(WRITTEN REQUEST): The listing below should be printed exactly, every line of it. Skip the pictures.

(RAW DATA):
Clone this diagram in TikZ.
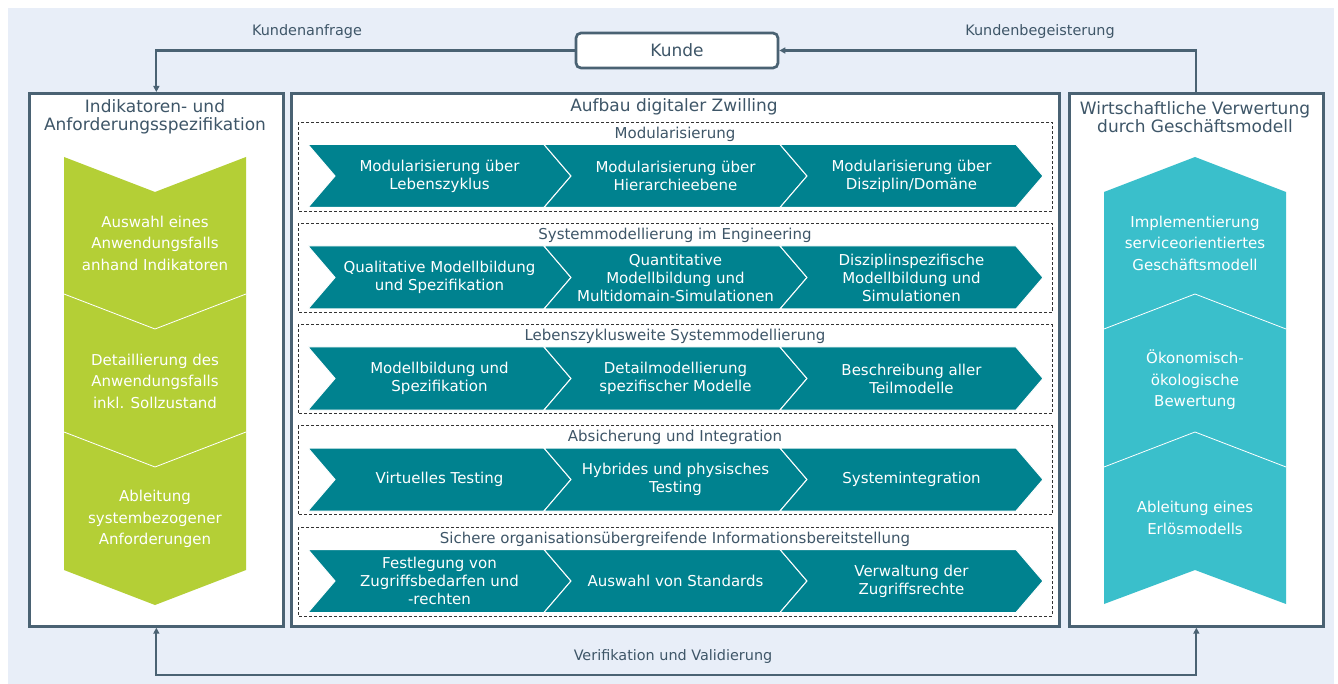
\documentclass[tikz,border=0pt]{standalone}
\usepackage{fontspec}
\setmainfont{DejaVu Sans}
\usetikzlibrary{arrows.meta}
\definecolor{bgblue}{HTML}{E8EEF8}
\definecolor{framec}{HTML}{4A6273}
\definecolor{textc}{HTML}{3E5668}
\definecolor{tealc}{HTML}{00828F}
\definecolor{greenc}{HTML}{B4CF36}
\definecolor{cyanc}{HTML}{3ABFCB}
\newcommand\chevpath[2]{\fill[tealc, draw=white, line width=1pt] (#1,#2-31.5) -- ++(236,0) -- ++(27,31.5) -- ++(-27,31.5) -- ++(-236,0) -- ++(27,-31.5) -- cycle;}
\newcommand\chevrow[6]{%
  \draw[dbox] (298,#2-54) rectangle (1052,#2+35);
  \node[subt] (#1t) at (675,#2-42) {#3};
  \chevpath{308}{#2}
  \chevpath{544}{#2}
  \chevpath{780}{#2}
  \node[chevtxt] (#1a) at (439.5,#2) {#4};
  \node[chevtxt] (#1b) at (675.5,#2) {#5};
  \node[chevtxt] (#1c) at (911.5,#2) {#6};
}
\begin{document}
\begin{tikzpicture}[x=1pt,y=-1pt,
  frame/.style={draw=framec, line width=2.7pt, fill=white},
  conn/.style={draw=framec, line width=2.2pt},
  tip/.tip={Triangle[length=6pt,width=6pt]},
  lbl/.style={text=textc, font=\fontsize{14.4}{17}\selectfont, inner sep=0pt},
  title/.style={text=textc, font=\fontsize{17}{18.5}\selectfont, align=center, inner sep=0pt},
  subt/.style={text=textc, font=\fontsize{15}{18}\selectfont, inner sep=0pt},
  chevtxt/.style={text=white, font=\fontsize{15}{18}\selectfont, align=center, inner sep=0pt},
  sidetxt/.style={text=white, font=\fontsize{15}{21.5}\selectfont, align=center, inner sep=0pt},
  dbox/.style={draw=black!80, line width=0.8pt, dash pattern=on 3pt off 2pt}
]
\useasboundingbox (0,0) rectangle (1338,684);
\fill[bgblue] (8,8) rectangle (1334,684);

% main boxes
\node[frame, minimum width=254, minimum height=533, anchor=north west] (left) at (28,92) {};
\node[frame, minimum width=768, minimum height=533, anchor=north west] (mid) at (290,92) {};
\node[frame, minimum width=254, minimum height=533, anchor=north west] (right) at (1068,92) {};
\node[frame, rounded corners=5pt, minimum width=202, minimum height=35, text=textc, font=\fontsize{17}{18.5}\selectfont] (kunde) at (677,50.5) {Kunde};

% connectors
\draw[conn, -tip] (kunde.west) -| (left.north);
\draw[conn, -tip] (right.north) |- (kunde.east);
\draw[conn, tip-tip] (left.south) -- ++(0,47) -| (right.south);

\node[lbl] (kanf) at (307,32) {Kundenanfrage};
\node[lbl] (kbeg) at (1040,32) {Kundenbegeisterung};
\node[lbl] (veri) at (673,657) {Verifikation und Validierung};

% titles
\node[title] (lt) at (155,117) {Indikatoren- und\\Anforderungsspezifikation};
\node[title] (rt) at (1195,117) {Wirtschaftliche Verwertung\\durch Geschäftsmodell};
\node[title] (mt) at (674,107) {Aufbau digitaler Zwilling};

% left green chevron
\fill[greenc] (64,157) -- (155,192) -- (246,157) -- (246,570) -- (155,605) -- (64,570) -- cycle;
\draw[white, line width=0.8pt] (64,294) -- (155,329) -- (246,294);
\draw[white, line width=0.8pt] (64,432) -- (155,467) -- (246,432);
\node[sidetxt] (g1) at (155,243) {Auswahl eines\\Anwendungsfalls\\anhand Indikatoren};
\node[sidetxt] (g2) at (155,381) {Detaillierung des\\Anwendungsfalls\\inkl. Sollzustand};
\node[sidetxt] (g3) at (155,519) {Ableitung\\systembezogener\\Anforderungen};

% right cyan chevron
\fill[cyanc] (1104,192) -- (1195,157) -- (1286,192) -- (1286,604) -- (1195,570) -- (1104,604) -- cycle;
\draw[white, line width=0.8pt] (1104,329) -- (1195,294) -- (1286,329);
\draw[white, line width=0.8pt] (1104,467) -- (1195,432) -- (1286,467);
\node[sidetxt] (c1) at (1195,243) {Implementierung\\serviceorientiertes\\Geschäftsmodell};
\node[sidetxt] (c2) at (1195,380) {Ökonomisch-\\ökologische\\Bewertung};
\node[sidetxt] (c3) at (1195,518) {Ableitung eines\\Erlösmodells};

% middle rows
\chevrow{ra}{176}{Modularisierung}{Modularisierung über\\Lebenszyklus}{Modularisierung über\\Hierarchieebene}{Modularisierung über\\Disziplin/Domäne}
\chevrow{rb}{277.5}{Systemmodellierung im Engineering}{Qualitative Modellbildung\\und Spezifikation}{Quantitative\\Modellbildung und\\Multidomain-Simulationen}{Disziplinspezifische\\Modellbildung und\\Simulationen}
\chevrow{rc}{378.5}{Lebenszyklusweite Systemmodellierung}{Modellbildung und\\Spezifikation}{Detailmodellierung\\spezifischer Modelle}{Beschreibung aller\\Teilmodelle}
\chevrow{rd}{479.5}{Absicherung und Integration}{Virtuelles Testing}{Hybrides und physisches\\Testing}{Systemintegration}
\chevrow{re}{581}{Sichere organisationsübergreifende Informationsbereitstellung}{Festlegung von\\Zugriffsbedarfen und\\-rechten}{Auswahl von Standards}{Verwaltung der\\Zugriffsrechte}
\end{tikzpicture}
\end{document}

(EXERCISE OUTPUT):
Clone this diagram in TikZ.
\documentclass[tikz,border=0pt]{standalone}
\usepackage{fontspec}
\setmainfont{DejaVu Sans}
\usetikzlibrary{arrows.meta}
\definecolor{bgblue}{HTML}{E8EEF8}
\definecolor{framec}{HTML}{4A6273}
\definecolor{textc}{HTML}{3E5668}
\definecolor{tealc}{HTML}{00828F}
\definecolor{greenc}{HTML}{B4CF36}
\definecolor{cyanc}{HTML}{3ABFCB}
\newcommand\chevpath[2]{\fill[tealc, draw=white, line width=1pt] (#1,#2-31.5) -- ++(236,0) -- ++(27,31.5) -- ++(-27,31.5) -- ++(-236,0) -- ++(27,-31.5) -- cycle;}
\newcommand\chevrow[6]{%
  \draw[dbox] (298,#2-54) rectangle (1052,#2+35);
  \node[subt] (#1t) at (675,#2-42) {#3};
  \chevpath{308}{#2}
  \chevpath{544}{#2}
  \chevpath{780}{#2}
  \node[chevtxt] (#1a) at (439.5,#2) {#4};
  \node[chevtxt] (#1b) at (675.5,#2) {#5};
  \node[chevtxt] (#1c) at (911.5,#2) {#6};
}
\begin{document}
\begin{tikzpicture}[x=1pt,y=-1pt,
  frame/.style={draw=framec, line width=2.7pt, fill=white},
  conn/.style={draw=framec, line width=2.2pt},
  tip/.tip={Triangle[length=6pt,width=6pt]},
  lbl/.style={text=textc, font=\fontsize{14.4}{17}\selectfont, inner sep=0pt},
  title/.style={text=textc, font=\fontsize{17}{18.5}\selectfont, align=center, inner sep=0pt},
  subt/.style={text=textc, font=\fontsize{15}{18}\selectfont, inner sep=0pt},
  chevtxt/.style={text=white, font=\fontsize{15}{18}\selectfont, align=center, inner sep=0pt},
  sidetxt/.style={text=white, font=\fontsize{15}{21.5}\selectfont, align=center, inner sep=0pt},
  dbox/.style={draw=black!80, line width=0.8pt, dash pattern=on 3pt off 2pt}
]
\useasboundingbox (0,0) rectangle (1338,684);
\fill[bgblue] (8,8) rectangle (1334,684);

% main boxes
\node[frame, minimum width=254, minimum height=533, anchor=north west] (left) at (28,92) {};
\node[frame, minimum width=768, minimum height=533, anchor=north west] (mid) at (290,92) {};
\node[frame, minimum width=254, minimum height=533, anchor=north west] (right) at (1068,92) {};
\node[frame, rounded corners=5pt, minimum width=202, minimum height=35, text=textc, font=\fontsize{17}{18.5}\selectfont] (kunde) at (677,50.5) {Kunde};

% connectors
\draw[conn, -tip] (kunde.west) -| (left.north);
\draw[conn, -tip] (right.north) |- (kunde.east);
\draw[conn, tip-tip] (left.south) -- ++(0,47) -| (right.south);

\node[lbl] (kanf) at (307,32) {Kundenanfrage};
\node[lbl] (kbeg) at (1040,32) {Kundenbegeisterung};
\node[lbl] (veri) at (673,657) {Verifikation und Validierung};

% titles
\node[title] (lt) at (155,117) {Indikatoren- und\\Anforderungsspezifikation};
\node[title] (rt) at (1195,117) {Wirtschaftliche Verwertung\\durch Geschäftsmodell};
\node[title] (mt) at (674,107) {Aufbau digitaler Zwilling};

% left green chevron
\fill[greenc] (64,157) -- (155,192) -- (246,157) -- (246,570) -- (155,605) -- (64,570) -- cycle;
\draw[white, line width=0.8pt] (64,294) -- (155,329) -- (246,294);
\draw[white, line width=0.8pt] (64,432) -- (155,467) -- (246,432);
\node[sidetxt] (g1) at (155,243) {Auswahl eines\\Anwendungsfalls\\anhand Indikatoren};
\node[sidetxt] (g2) at (155,381) {Detaillierung des\\Anwendungsfalls\\inkl. Sollzustand};
\node[sidetxt] (g3) at (155,519) {Ableitung\\systembezogener\\Anforderungen};

% right cyan chevron
\fill[cyanc] (1104,192) -- (1195,157) -- (1286,192) -- (1286,604) -- (1195,570) -- (1104,604) -- cycle;
\draw[white, line width=0.8pt] (1104,329) -- (1195,294) -- (1286,329);
\draw[white, line width=0.8pt] (1104,467) -- (1195,432) -- (1286,467);
\node[sidetxt] (c1) at (1195,243) {Implementierung\\serviceorientiertes\\Geschäftsmodell};
\node[sidetxt] (c2) at (1195,380) {Ökonomisch-\\ökologische\\Bewertung};
\node[sidetxt] (c3) at (1195,518) {Ableitung eines\\Erlösmodells};

% middle rows
\chevrow{ra}{176}{Modularisierung}{Modularisierung über\\Lebenszyklus}{Modularisierung über\\Hierarchieebene}{Modularisierung über\\Disziplin/Domäne}
\chevrow{rb}{277.5}{Systemmodellierung im Engineering}{Qualitative Modellbildung\\und Spezifikation}{Quantitative\\Modellbildung und\\Multidomain-Simulationen}{Disziplinspezifische\\Modellbildung und\\Simulationen}
\chevrow{rc}{378.5}{Lebenszyklusweite Systemmodellierung}{Modellbildung und\\Spezifikation}{Detailmodellierung\\spezifischer Modelle}{Beschreibung aller\\Teilmodelle}
\chevrow{rd}{479.5}{Absicherung und Integration}{Virtuelles Testing}{Hybrides und physisches\\Testing}{Systemintegration}
\chevrow{re}{581}{Sichere organisationsübergreifende Informationsbereitstellung}{Festlegung von\\Zugriffsbedarfen und\\-rechten}{Auswahl von Standards}{Verwaltung der\\Zugriffsrechte}
\end{tikzpicture}
\end{document}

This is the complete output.